Thank you Mister_dee that was the point I was trying to make...the one addition that I might make is that a giant tube, which is what a carrier is (water or space borne, otherwise it can not function in its primary roll) can not have the structural integrity that say a Neg Var has (forgive the spelling, my Klingon is a little rusty). As to your earlier comment Sir I understand, but then maybe its time to introduce another type of ship...say a Sectoor Control Vessel that would be mutli-task capable.
Drop Marines, launch small craft (but fewer than a carrier) and slug it out in its own right...
The thing would fly like a cement truck, but killing it could make you remenise fondly about the Borg
Schulz189, don't worry about your English...or your Klingon.
It takes time to get used to wrinting long stuff in the forums.
Took me a while to get the hang of it especially since English is not my first language either.
So my pleasure if I could help a bit with my excessive ranting.

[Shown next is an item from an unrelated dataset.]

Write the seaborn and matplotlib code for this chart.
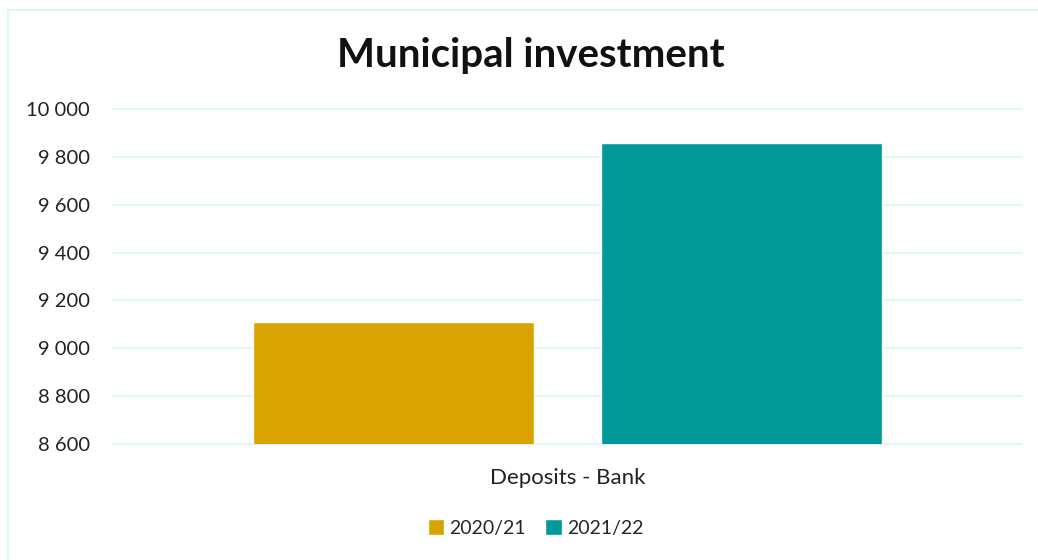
import matplotlib
matplotlib.use("Agg")
import matplotlib.pyplot as plt
from matplotlib.patches import Rectangle
from matplotlib.ticker import FuncFormatter
import seaborn as sns
import pandas as pd

categories = ["Deposits - Bank"]
periods = ["2020/21", "2021/22"]
values = [9110, 9858]
colors = ["#D9A300", "#009999"]
y_ticks = list(range(8600, 10001, 200))

df = pd.DataFrame({
    "category": categories * len(periods),
    "period": periods,
    "value": values,
})

sns.set_theme(style="white")
plt.rcParams["font.family"] = ["Lato", "DejaVu Sans"]

fig = plt.figure(figsize=(10.38, 5.6), dpi=100)
ax = fig.add_axes([113 / 1038, 1 - 444 / 560, 909 / 1038, (444 - 109) / 560])

sns.barplot(data=df, x="category", y="value", hue="period",
            palette=colors, width=0.765, gap=0.19, ax=ax,
            saturation=1, legend=True)

ax.set_xlim(-0.5, 0.5)
ax.set_ylim(8600, 10000)
ax.set_yticks(y_ticks)
ax.yaxis.set_major_formatter(FuncFormatter(lambda v, p: f"{int(v):,}".replace(",", " ")))
ax.grid(axis="y", color="#D8F8F0", linewidth=1.3)
ax.set_axisbelow(True)
for s in ax.spines.values():
    s.set_visible(False)
ax.tick_params(axis="y", length=0, labelsize=14.5, pad=16.5, labelcolor="#222222")
ax.tick_params(axis="x", length=0, labelsize=16, pad=17, labelcolor="#222222")
ax.set_xlabel("")
ax.set_ylabel("")
for gl in ax.get_ygridlines():
    gl.set_clip_on(False)

ax.legend(loc="center", bbox_to_anchor=(0.5 - 32 / 909, -84 / 335),
          ncol=2, frameon=False, fontsize=14, handlelength=0.85,
          handleheight=0.85, handletextpad=0.25, columnspacing=1.0)

fig.text(0.511, 1 - 55 / 560, "Municipal investment", ha="center", va="center",
         fontsize=29, fontweight="bold", color="#111111")

fig.patches.append(Rectangle((8 / 1038, -0.1), 1.1, 1 - 10 / 560 + 0.1,
                             transform=fig.transFigure, fill=False,
                             edgecolor="#D8F8F0", linewidth=1.5))

fig.savefig("out.png", dpi=100)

You use capital lettere where the English language uses none, very much like I do sometime so my guess is we're not that distant as far as our native language is concerned.
Well if we use the Klingon Battlecruiser as an counterpart to the old Battleships
and the Klingon Vo'quv as a counterpart to the Supercarriers of the real world
then the analogy is not quite right.
The reason is that while the carriers of the real world were about twice as heavy as a battleship
(Iowa class 58,000 tons vs supercarrier roughly 100,000 tons)
the Klingon carriers are actually much bigger than that.
given that the Vo'quv is a little less than twice as long as a Negh'var and twice as wide and twice to thrice as high, the result would be a ship about 8 times as heavy.
Just some numbers for comparison:
4,500,000 tons Galaxy
4,310,000 tons Negh'var
4,320,000 tons Warbird (yes it's 1041 mters long bit it's as hollow as the souls of its crew)
So the Vo'quv would be somewhere round 34,000,000.
It wold be like comparing a carrier to a regular cruiser, and in that case there is precedence of those being as heavily armored as cruisers.
In addition, the central section does not seem to actually house any kind of small craft, only the modules under the wings do.
There might be a "tunnel" or "corridor" that goes through the central section to connect one hangar to the other but otherwise it's not the same as a real-wold carrier.
Those are arranged quite differently:
And there is something else you might want to keep in mind:
The fundamental changes in weapons technology after World War 2 (the shift from guns to missiles) resulted in the removal of armor as I mentioned.
It applied to everything from destroyers to cruisers to supercarriers.
Older ships were not stripped of their armor because that would have cost more than it was worth.
However in the Star Trek universe such a fundamental change never took place.
Technology and tactics had remained very much the same for...well ever.
So in case of the Klingon carriers, it probably means those things have almost the same amor as a battlecruiser but also have more power for structural reinforcement fields to keep the hull in one piece.
And a hit on a comparatively small ship would mean you'd blow a large chunk of its hull off.
On a carrier a hit of the same size would mean you blow a hole into a comparatively small area.
Such a hit is also less likely to damage too many key systems on such a big ship at once because they'd be spread all over the ship and there'd be more backups than on a small ship.
This increased ability to cope with damage must be represented in some fashion in an MMO.
Since we don't have any serious damage model (would love to see that, would allow the ships to be much more different) in this game there's only one thing they can use and those are of course the hitpoints.
And there's another reason why a hit on a Vo'quv could not have the same devastating effect a Russian Torpedo would have on a USN Super Carrier:
In space noone can sink you.
1.) you need a way to launch your ships without loosing atmosphere - covered that with force fields.
2.) The Facilities to repair and do maintenance - thanks to replicators and transporter buffering, we got that shiite covered too.
3.) Storage space for the things you want to launch. - err... hammer space. yeah.... I mean they stuffed impossibly large quantities of stuff intoo the delta flyer so....
So basically your carrier could be a BOX with life support, a huge hatch secured by forcefields and a decent replicator system.
Said box could be towed or tucked onto hulls for transport, then ditched at a safe location to start launch operations.....
So, the Vo'quv, massive vessel that she is would not actually have to spend that much internal volume on actual flight operations. Unlike a wet navy carrier, space carriers have less trouble with Lady Gravity pulling down everything. No complex systems that dictate construction are needed to bring birds into the fight and retrieve them.
And as such the ship can be build sturdy as heck, because the wet water navy carrier design rules simply do not apply to a spaceborn carrier.
In fact, as far as Star Trek is concerned: EVERY ship with a shuttle hangar can also serve as carrier for fighters.... Remember the Galaxy's main shuttle bay in the saucer section? That thing could hold at least 20 peregrines... and even more scorpions because those things are space go karts.